Polar Bear

Three weeks it took to gather the courage to cut into the luxurious expanse of this polar-bear faux fur, one of the most expensive fabrics I’ve ever bought.   The fact that I’d never made a coat before added to the apprehension, but the instructions to this the Burda 9596 pattern were clear and soon as the first few seams of the bodice were stitched, I began to suspect I was onto a design of some style. 

I love the generosity of the  coat’s collar – so nice to nestle the cheek against – and how the skirt flares grandly from the fitted bodice.  The fabric isn’t too posh to wash in the machine and it’s certainly a super-warm coat so whilst both its owner and I like it very much, I have to confess that in the making of it I made two big mistakes  that render the execution of the project far more amateur than pro:

  • Firstly, I pressed the fur without testing.  Yes, what a brute…  It didn’t so much matter when pressing the seams open (I gave that up pretty quickly) as the fur just kind of shrivelled and hardened to a seal.  The greater damage was done when I tried applying fusible interfacing to the skirt openings.  Even hovering the iron gently over the wrong side of the fabric was enough to alter the sheen on the right side.  And these were the largest pieces of the pattern so there wasn’t enough fabric to cut out replacements. 

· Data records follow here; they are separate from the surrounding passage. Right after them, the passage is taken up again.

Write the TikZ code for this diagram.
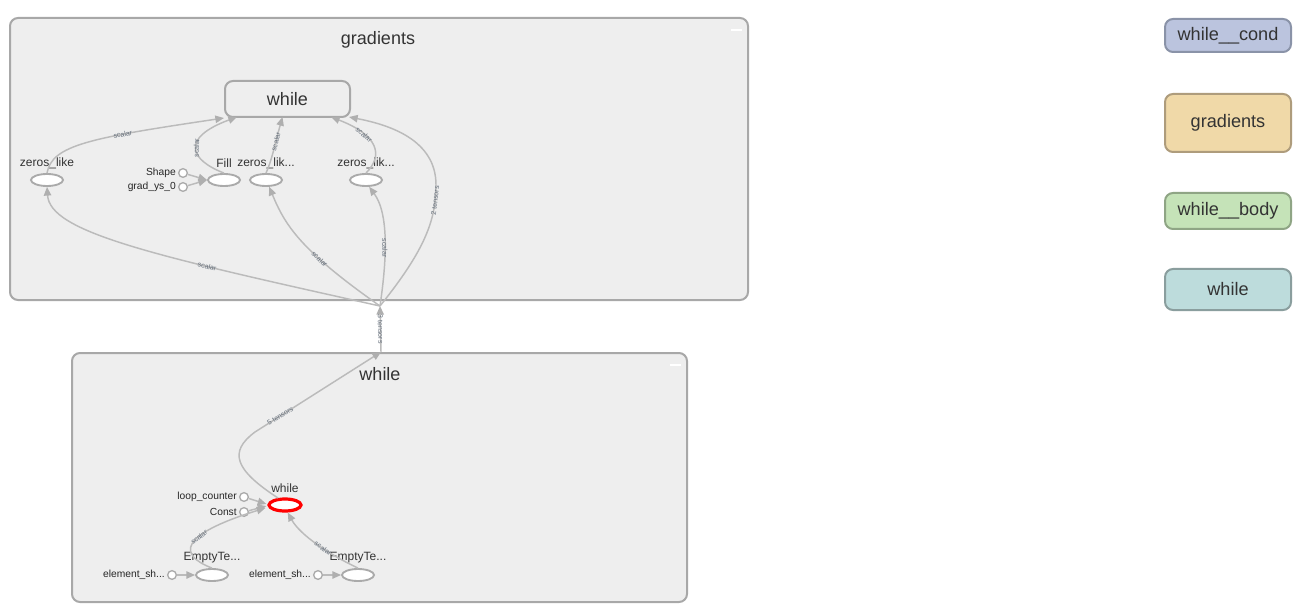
\documentclass[tikz,border=0pt]{standalone}
\usepackage{fontspec}
\setmainfont{Liberation Sans}
\usetikzlibrary{shapes.geometric,arrows.meta,calc}
\definecolor{boxfill}{HTML}{EEEEEE}
\definecolor{boxline}{HTML}{A8A8A8}
\definecolor{nodeline}{HTML}{AAAAAA}
\definecolor{edgecol}{HTML}{BBBBBB}
\definecolor{tipcol}{HTML}{AFAFAF}
\definecolor{txt}{HTML}{333333}
\definecolor{elabcol}{HTML}{66707C}
\definecolor{condfill}{HTML}{BBC4DE}
\definecolor{condline}{HTML}{8A93A8}
\definecolor{gradfill}{HTML}{F0D9A8}
\definecolor{gradline}{HTML}{AE9C7C}
\definecolor{bodyfill}{HTML}{C5E3B8}
\definecolor{bodyline}{HTML}{8FA585}
\definecolor{whilefill}{HTML}{BDDCDC}
\definecolor{whileline}{HTML}{8A9E9E}
\begin{document}
\begin{tikzpicture}[x=0.75pt,y=-0.75pt,
  cluster/.style={draw=boxline, fill=boxfill, line width=1.5pt, rounded corners=6pt, inner sep=0pt},
  opnode/.style={ellipse, draw=nodeline, fill=white, line width=1.4pt, minimum width=24pt, minimum height=9pt, inner sep=0pt},
  rednode/.style={ellipse, draw=red, fill=white, line width=2.4pt, minimum width=24pt, minimum height=9pt, inner sep=0pt},
  constnode/.style={circle, draw=nodeline, fill=white, line width=1pt, minimum size=6.5pt, inner sep=0pt},
  lbl/.style={font=\fontsize{9}{10}\selectfont, text=txt, inner sep=0pt},
  small/.style={font=\fontsize{7.7}{9}\selectfont, text=black!85, inner sep=0pt, anchor=east},
  conn/.style={draw=edgecol, line width=1.1pt, -{Triangle[length=6.5pt,width=5.5pt,color=tipcol]}},
  elab/.style={font=\fontsize{5.3}{6}\selectfont, text=elabcol, sloped, inner sep=0.4pt},
  ttl/.style={font=\fontsize{13.5}{15}\selectfont, text=txt, inner sep=0pt},
  legendbox/.style={rounded corners=6pt, line width=1.5pt, minimum width=94.5pt, text=txt, font=\fontsize{13.6}{15}\selectfont, inner sep=0pt}
]
\useasboundingbox (0,0) rectangle (1308,609);
\fill[white] (0,0) rectangle (1308,609);

% clusters
\node[cluster, minimum width=553.5pt, minimum height=211.5pt] (grad) at (379,159) {};
\node[ttl] (gradt) at (378,40) {gradients};
\draw[white, line width=1.6pt] (731,30) -- (742,30);

\node[cluster, minimum width=461.25pt, minimum height=186.75pt] (wbox) at (379.5,477.5) {};
\node[ttl] (wboxt) at (380,374) {while};
\draw[white, line width=1.6pt] (670,365) -- (681,365);

% gradients content
\node[draw=boxline, fill=boxfill, line width=1.5pt, rounded corners=6pt, minimum width=93.75pt, minimum height=27pt, font=\fontsize{13.5}{15}\selectfont, text=txt, inner sep=0pt] (w) at (287.5,99) {while};

\node[opnode] (zl) at (47,180) {};
\node[lbl] (zlt) at (47,163) {zeros\_like};
\node[opnode] (fill) at (224,180) {};
\node[lbl] (fillt) at (224,163) {Fill};
\node[opnode] (zk1) at (266,180) {};
\node[lbl] (zk1t) at (266,163) {zeros\_lik...};
\node[opnode] (zk2) at (366,180) {};
\node[lbl] (zk2t) at (366,163) {zeros\_lik...};

\node[constnode] (shape) at (183,173) {};
\node[small] (shapet) at (176,173) {Shape};
\node[constnode] (gys) at (183,187) {};
\node[small] (gyst) at (176,187) {grad\_ys\_0};

\draw[conn] (shape) -- (fill.west);
\draw[conn] (gys) -- (fill.west);

\coordinate (j1) at (380,306);
\coordinate (j2) at (381,352);

\draw[conn] (zl.north) .. controls (52,145) and (90,138) .. (w.south west)
  node[elab, pos=0.68] {scalar};
\draw[conn] (fill.north) .. controls (190,160) and (180,138) .. ($(w.south west)+(13,-1)$)
  node[elab, pos=0.5] {scalar};
\draw[conn] (zk1.north) .. controls (272,160) and (276,140) .. ($(w.south)+(-5,-1)$)
  node[elab, pos=0.62] {scalar};
\draw[conn] (zk2.north) .. controls (384,155) and (378,135) .. ($(w.south east)+(-20,-1)$)
  node[elab, pos=0.68] {scalar};
\draw[conn] (j1) .. controls (425,250) and (436,220) .. (436,185)
  node[elab, pos=0.85] {2 tensors}
  .. controls (436,140) and (390,125) .. ($(w.south east)+(-2,-1)$);

\draw[conn] (j1) .. controls (150,255) and (50,232) .. (zl.south)
  node[elab, pos=0.3] {scalar};
\draw[conn] (j1) .. controls (300,250) and (285,225) .. (zk1.-65)
  node[elab, pos=0.33] {scalar};
\draw[conn] (j1) .. controls (386,265) and (390,215) .. (zk2.-65)
  node[elab, pos=0.45] {scalar};

\draw[conn] (j2) -- (j1) node[elab, pos=0.5] {3 tensors};

% while content
\node[rednode] (rw) at (285,505) {};
\node[lbl] (rwt) at (285,488) {while};
\node[constnode] (lc) at (244,497) {};
\node[small] (lct) at (237,497) {loop\_counter};
\node[constnode] (cst) at (244,512) {};
\node[small] (cstt) at (237,512) {Const};

\draw[conn] (lc) -- ($(rw.west)+(-1,-1)$);
\draw[conn] (cst) -- ($(rw.west)+(-1,1)$);

\draw[conn] (rw.135) .. controls (235,470) and (228,452) .. (255,432) -- (j2)
  node[elab, pos=0.2] {5 tensors};

\node[opnode] (et1) at (212,575) {};
\node[lbl] (et1t) at (212,558) {EmptyTe...};
\node[opnode] (et2) at (358,575) {};
\node[lbl] (et2t) at (358,558) {EmptyTe...};
\node[constnode] (es1) at (172,575) {};
\node[small] (es1t) at (165,575) {element\_sh...};
\node[constnode] (es2) at (318,575) {};
\node[small] (es2t) at (311,575) {element\_sh...};

\draw[conn] (es1) -- (et1.west);
\draw[conn] (es2) -- (et2.west);

\draw[conn] (et1.north) .. controls (178,555) and (178,535) .. ($(rw.west)+(-2,3)$)
  node[elab, pos=0.6] {scalar};
\draw[conn] (et2.north) .. controls (330,555) and (300,535) .. (rw.-70)
  node[elab, pos=0.42] {scalar};

% legend
\node[legendbox, draw=condline, fill=condfill, minimum height=24.75pt] (lg1) at (1228,35.5) {while\_\_cond};
\node[legendbox, draw=gradline, fill=gradfill, minimum height=43.5pt] (lg2) at (1228,123) {gradients};
\node[legendbox, draw=bodyline, fill=bodyfill, minimum height=27pt] (lg3) at (1228,211) {while\_\_body};
\node[legendbox, draw=whileline, fill=whilefill, minimum height=30.75pt] (lg4) at (1228,289.5) {while};
\end{tikzpicture}
\end{document}
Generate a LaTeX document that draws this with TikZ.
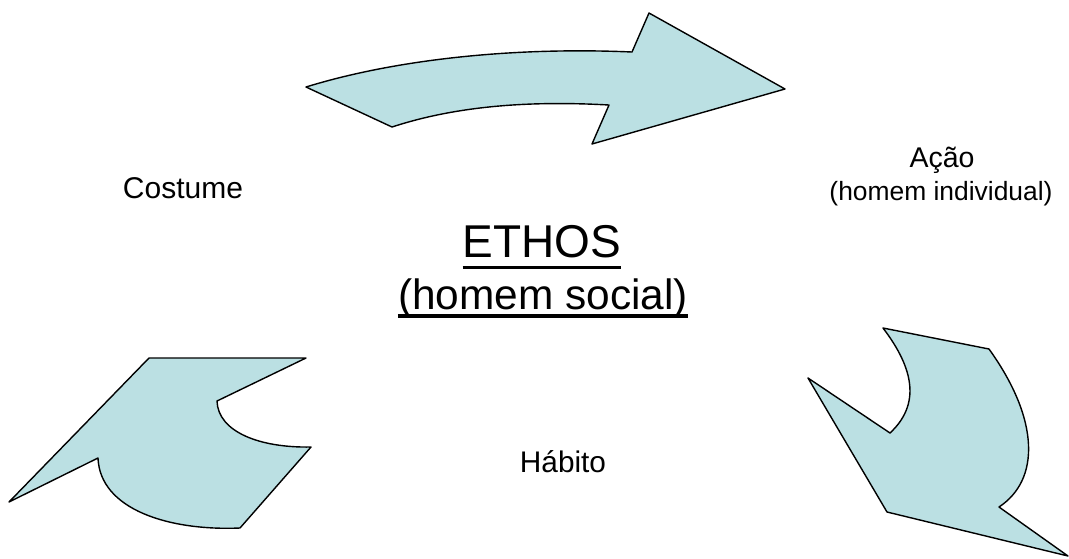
\documentclass[tikz,border=0pt]{standalone}
\usepackage{fontspec}
\setmainfont{Liberation Sans}
\usepackage{tikz}
\usetikzlibrary{positioning}
\usepackage{xcolor}
\definecolor{arrowblue}{RGB}{187,224,227}

\newcommand{\fs}[1]{\fontsize{#1}{#1}\selectfont}

\begin{document}
\begin{tikzpicture}[x=1pt, y=-1pt,
    arrowfill/.style={fill=arrowblue, draw=black, line width=1.4pt, line join=round},
    label/.style={anchor=base, inner sep=0pt},
    uline/.style={line width=3.3pt}]
        \useasboundingbox (0,0) rectangle (1069,558);

        % Top arrow (Costume -> Acao)
        \filldraw[arrowfill] (306,87) .. controls (400,58) and (520,47) .. (632,52)
            -- (649,13) -- (785,89) -- (592,144) -- (609,105)
            .. controls (520,100) and (450,108) .. (392,127) -- cycle;

        % Bottom right arrow (Acao -> Habito)
        \filldraw[arrowfill] (883,328) -- (989,349)
            .. controls (1040,420) and (1040,480) .. (999,507)
            -- (1068,556) -- (887,512) -- (808,378) -- (890,433)
            .. controls (920,405) and (915,370) .. cycle;

        % Bottom left arrow (Habito -> Costume)
        \filldraw[arrowfill] (149,358) -- (306,358) -- (217,401)
            .. controls (218,432) and (260,448) .. (311,447)
            -- (240,528) .. controls (170,531) and (100,510) .. (98,458)
            -- (9,502) -- cycle;

        % Labels
        \node[label] (costume) at (183,198) {\fs{30}Costume};
        \node[label] (acao) at (942,167) {\fs{28.5}Ação};
        \node[label] (acaoSub) at (941,200) {\fs{26.4}(homem individual)};
        \node[label] (ethos) at (542,257) {\fs{46}ETHOS};
        \node[label] (social) at (543,309) {\fs{42.4}(homem social)};
        \node[label] (habito) at (563,472) {\fs{29.8}Hábito};

        % Underlines
        \draw[uline] ([yshift=-10.5pt]ethos.base west) -- ([yshift=-10.5pt]ethos.base east);
        \draw[uline] ([yshift=-7pt]social.base west) -- ([yshift=-7pt]social.base east);
    \end{tikzpicture}
\end{document}
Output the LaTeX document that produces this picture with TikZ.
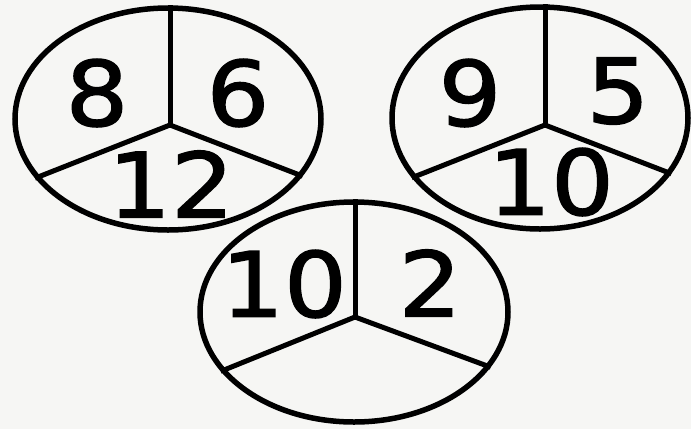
\documentclass[tikz,border=0pt]{standalone}
\usepackage{fontspec}
\setmainfont{DejaVu Sans}
\newfontfamily\digitfont[FakeBold=1.6, FakeStretch=1.1]{DejaVu Sans}
\usepackage{tikz}
\usetikzlibrary{shapes.geometric}
\definecolor{PaperColor}{RGB}{246,246,244}

\begin{document}
\begin{tikzpicture}[x=1pt, y=-1pt,
    wheel/.style={draw, ellipse, line width=5.5pt, inner sep=0pt},
    spoke/.style={line width=5pt},
    num/.style={inner sep=0pt, font=\digitfont\fontsize{90}{90}\selectfont}]
  \fill[PaperColor] (0,0) rectangle (691,429);
  \useasboundingbox (0,0) rectangle (691,429);
  % left wheel
  \node[wheel, minimum width=306pt, minimum height=222pt] (L) at (168,119) {};
  \coordinate (Lhub) at (170,125);
  \draw[spoke] (Lhub) -- (L.north -| Lhub);
  \draw[spoke] (Lhub) -- (L.204);
  \draw[spoke] (Lhub) -- (L.-23);
  \node[num] (La) at (97,93) {8};
  \node[num] (Lb) at (238,93) {6};
  \node[num] (Lc) at (171,184) {12};
  % right wheel
  \node[wheel, minimum width=296pt, minimum height=222pt] (R) at (540,118) {};
  \coordinate (Rhub) at (545,125);
  \draw[spoke] (Rhub) -- (R.north -| Rhub);
  \draw[spoke] (Rhub) -- (R.205);
  \draw[spoke] (Rhub) -- (R.-23);
  \node[num] (Ra) at (470,93) {9};
  \node[num] (Rb) at (618,91) {5};
  \node[num] (Rc) at (551,182) {10};
  % bottom wheel
  \node[wheel, minimum width=308pt, minimum height=220pt] (B) at (354,312) {};
  \coordinate (Bhub) at (355,317);
  \draw[spoke] (Bhub) -- (B.north -| Bhub);
  \draw[spoke] (Bhub) -- (B.204);
  \draw[spoke] (Bhub) -- (B.-22);
  \node[num] (Ba) at (284,284) {10};
  \node[num] (Bb) at (430,283) {2};
\end{tikzpicture}
\end{document}
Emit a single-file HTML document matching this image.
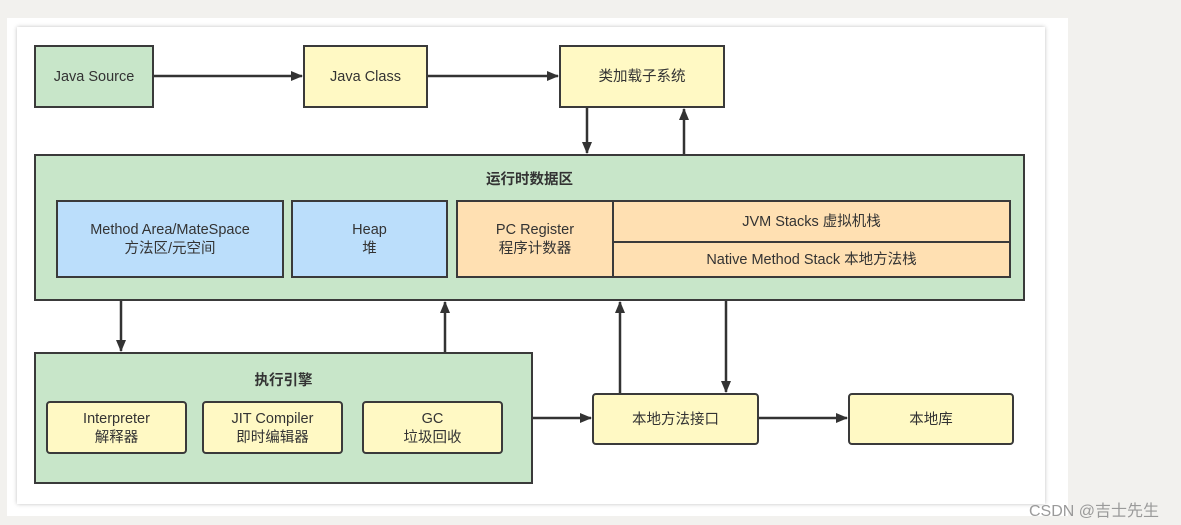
<!DOCTYPE html>
<html><head><meta charset="utf-8"><style>
body{margin:0;width:1181px;height:525px;background:#f2f1ee;position:relative;overflow:hidden;font-family:"Liberation Sans","Noto Sans CJK SC",sans-serif;color:#333;}
.abs{position:absolute;box-sizing:border-box;}
.b{position:absolute;box-sizing:border-box;border:2px solid #3a3a3a;display:flex;align-items:center;justify-content:center;text-align:center;font-size:14.5px;line-height:19px;padding-top:2px;}
.g{background:#c8e6c9}.y{background:#fff9c4}.bl{background:#bbdefb}.o{background:#ffe0b2}
.r{border-radius:4px}
.t{position:absolute;font-size:14.5px;font-weight:bold;text-align:center;}
</style></head><body>
<div class="abs" style="left:7px;top:18px;width:1061px;height:498px;background:#fff"></div>
<div class="abs" style="left:17px;top:27px;width:1028px;height:477px;background:#fff;box-shadow:0 0 4px rgba(0,0,0,0.25)"></div>

<div class="b g" style="left:34px;top:45px;width:120px;height:63px">Java Source</div>
<div class="b y" style="left:303px;top:45px;width:125px;height:63px">Java Class</div>
<div class="b y" style="left:559px;top:45px;width:166px;height:63px">类加载子系统</div>

<div class="b g" style="left:34px;top:154px;width:991px;height:147px"></div>
<div class="t" style="left:34px;top:168px;width:991px">运行时数据区</div>
<div class="b bl" style="left:56px;top:200px;width:228px;height:78px">Method Area/MateSpace<br>方法区/元空间</div>
<div class="b bl" style="left:291px;top:200px;width:157px;height:78px">Heap<br>堆</div>
<div class="b o" style="left:456px;top:200px;width:158px;height:78px">PC Register<br>程序计数器</div>
<div class="b o" style="left:612px;top:200px;width:399px;height:43px">JVM Stacks 虚拟机栈</div>
<div class="b o" style="left:612px;top:241px;width:399px;height:37px">Native Method Stack 本地方法栈</div>

<div class="b g" style="left:34px;top:352px;width:499px;height:132px"></div>
<div class="t" style="left:34px;top:369px;width:499px">执行引擎</div>
<div class="b y r" style="left:46px;top:401px;width:141px;height:53px">Interpreter<br>解释器</div>
<div class="b y r" style="left:202px;top:401px;width:141px;height:53px">JIT Compiler<br>即时编辑器</div>
<div class="b y r" style="left:362px;top:401px;width:141px;height:53px">GC<br>垃圾回收</div>

<div class="b y r" style="left:592px;top:393px;width:167px;height:52px">本地方法接口</div>
<div class="b y r" style="left:848px;top:393px;width:166px;height:52px">本地库</div>

<svg class="abs" style="left:0;top:0" width="1181" height="525">
<defs><marker id="a" markerWidth="12" markerHeight="10" refX="11" refY="5" orient="auto" markerUnits="userSpaceOnUse"><path d="M0,0 L12,5 L0,10z" fill="#333"/></marker></defs>
<g stroke="#333" stroke-width="2.5" fill="none" marker-end="url(#a)">
<line x1="154" y1="76" x2="302" y2="76"/>
<line x1="428" y1="76" x2="558" y2="76"/>
<line x1="587" y1="108" x2="587" y2="153"/>
<line x1="684" y1="154" x2="684" y2="109"/>
<line x1="121" y1="301" x2="121" y2="351"/>
<line x1="445" y1="352" x2="445" y2="302"/>
<line x1="533" y1="418" x2="591" y2="418"/>
<line x1="620" y1="393" x2="620" y2="302"/>
<line x1="726" y1="301" x2="726" y2="392"/>
<line x1="759" y1="418" x2="847" y2="418"/>
</g></svg>
<div class="abs" style="left:1029px;top:497px;font-size:16px;color:#9a9a9a">CSDN @吉士先生</div>
</body></html>
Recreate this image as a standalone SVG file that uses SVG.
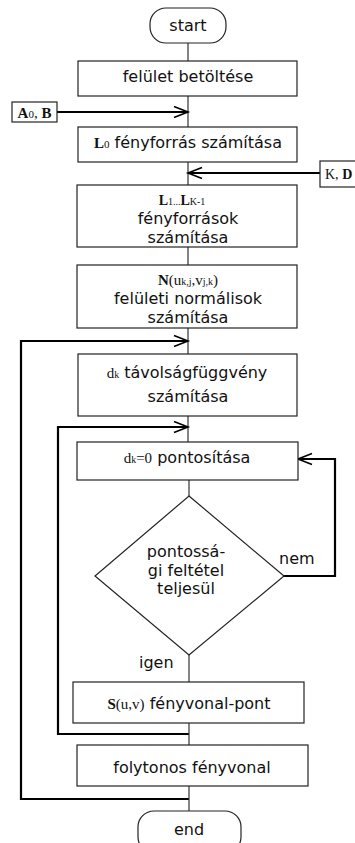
<svg xmlns="http://www.w3.org/2000/svg" width="355" height="843" viewBox="0 0 355 843">
<defs>
<style>
.box{fill:#fff;stroke:#222;stroke-width:1.2}
.t{font-family:"DejaVu Sans",Verdana,sans-serif;font-size:16px;fill:#111;text-anchor:middle}
.s{font-family:"Liberation Serif","Times New Roman",serif;fill:#111}
.b{font-weight:bold}
.thin{fill:none;stroke:#333;stroke-width:1.2}
.thick{fill:none;stroke:#000;stroke-width:2.2}
</style>
<marker id="ah" markerUnits="userSpaceOnUse" markerWidth="16" markerHeight="12" refX="14" refY="6" orient="auto" overflow="visible">
<path d="M0,0.5 L14,6 L0,11.5" fill="none" stroke="#000" stroke-width="1.6"/>
</marker>
</defs>
<rect width="355" height="843" fill="#fff"/>
<g id="connectors">
<path class="thin" d="M188 43 V61"/>
<path class="thin" d="M188 96 V127"/>
<path class="thick" d="M57 112 H188" marker-end="url(#ah)"/>
<path class="thin" d="M188 162 V185"/>
<path class="thick" d="M320 173 H188" marker-end="url(#ah)"/>
<path class="thin" d="M188 247 V265"/>
<path class="thin" d="M188 328 V354"/>
<path class="thick" d="M189 799 H21 V341 H188" marker-end="url(#ah)"/>
<path class="thin" d="M188 416 V442"/>
<path class="thick" d="M189 734 H58 V427 H188" marker-end="url(#ah)"/>
<path class="thin" d="M189 480 V496"/>
<path class="thick" d="M284 576 H335 V459 H298" marker-end="url(#ah)"/>
<path class="thin" d="M189 655 V682"/>
<path class="thin" d="M189 723 V745"/>
<path class="thin" d="M189 786 V811"/>
<text class="t" x="279" y="564" style="text-anchor:start">nem</text>
<text class="t" x="139" y="668" style="text-anchor:start">igen</text>
</g>
<g id="start">
<rect class="box" x="150" y="8" width="76" height="35" rx="16"/>
<text class="t" x="188" y="31">start</text>
</g>
<g id="n1">
<rect class="box" x="78" y="61" width="219" height="35"/>
<text class="t" x="188" y="82">felület betöltése</text>
</g>
<g id="inA">
<rect class="box" x="12" y="102" width="45" height="20"/>
<text class="s" x="34.5" y="118" font-size="15" text-anchor="middle"><tspan class="b">A</tspan><tspan font-size="11">0</tspan>, <tspan class="b">B</tspan></text>
</g>
<g id="n2">
<rect class="box" x="78" y="127" width="219" height="35"/>
<text class="t" x="188" y="148"><tspan class="s b" font-size="15">L</tspan><tspan class="s" font-size="11">0</tspan> fényforrás számítása</text>
</g>
<g id="inK">
<rect class="box" x="320" y="161" width="45" height="26"/>
<text class="s" x="325" y="179" font-size="14">K, <tspan class="b">D</tspan></text>
</g>
<g id="n3">
<rect class="box" x="77" y="185" width="220" height="62"/>
<text class="s" x="182" y="205" font-size="14" text-anchor="middle"><tspan class="b">L</tspan><tspan font-size="10">1...</tspan><tspan class="b">L</tspan><tspan font-size="10">K-1</tspan></text>
<text class="t" x="188" y="224">fényforrások</text>
<text class="t" x="188" y="243">számítása</text>
</g>
<g id="n4">
<rect class="box" x="77" y="265" width="220" height="63"/>
<text class="s" x="188" y="285" font-size="15" text-anchor="middle"><tspan class="b">N</tspan>(u<tspan font-size="10">k,j</tspan>,v<tspan font-size="10">j,k</tspan>)</text>
<text class="t" x="188" y="304">felületi normálisok</text>
<text class="t" x="188" y="323">számítása</text>
</g>
<g id="n5">
<rect class="box" x="78" y="354" width="219" height="62"/>
<text class="t" x="187" y="378"><tspan class="s" font-size="15">d</tspan><tspan class="s" font-size="10">k</tspan> távolságfüggvény</text>
<text class="t" x="188" y="402">számítása</text>
</g>
<g id="n6">
<rect class="box" x="77" y="442" width="221" height="38"/>
<text class="t" x="187" y="463"><tspan class="s" font-size="15">d</tspan><tspan class="s" font-size="10">k</tspan><tspan class="s" font-size="15">=0</tspan> pontosítása</text>
</g>
<g id="dec">
<polygon class="box" points="189,496 284,576 189,655 95,576"/>
<text class="t" x="186" y="557">pontossá-</text>
<text class="t" x="186" y="576">gi feltétel</text>
<text class="t" x="186" y="594">teljesül</text>
</g>
<g id="n7">
<rect class="box" x="73" y="682" width="231" height="41"/>
<text class="t" x="189" y="709"><tspan class="s b" font-size="15">S</tspan><tspan class="s" font-size="15">(u,v)</tspan> fényvonal-pont</text>
</g>
<g id="n8">
<rect class="box" x="77" y="745" width="231" height="41"/>
<text class="t" x="192" y="773">folytonos fényvonal</text>
</g>
<g id="end">
<rect class="box" x="138" y="811" width="103" height="42" rx="16"/>
<text class="t" x="189" y="835">end</text>
</g>
</svg>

Luckily, some vigourous brushing with a pet brush re-fluffed things a little bit but to my knowing eye the coat just doesn’t look as perfect as it should.

  • The other mistake was to line the coat with the cheapest acetate.  A slightly more expensive satin would have been less likely to snaggle in the inevitable wear’n’tear.

Tips on sewing faux fur

  • Use a zig zag stitch and, on the right side, comb the fur out of the seams to restore the fluffiness in the joins.  I scratched away with the blunt end of a flat-headed pin but you could also use a wiry pet-hairbrush or poke in a chopstick.
  • For this kind of very plush fur, you might find that once the two pieces of fabric are flattened under the presser foot, the fluff pokes out from the edges of fabric and completely obscures the seam guidelines.  Two ways of getting round this are to ‘trim’  before stitching and you could also mark the seam lines first.

  • Oh, yeah, and have a lint roller…

By the way, the view is B with the added length of A.  I made the coat a size bigger (8) than I needed to because I was in a mummy mode and thinking of all the sweatshirts/jumpers that the coat would have to accomodate, which it does.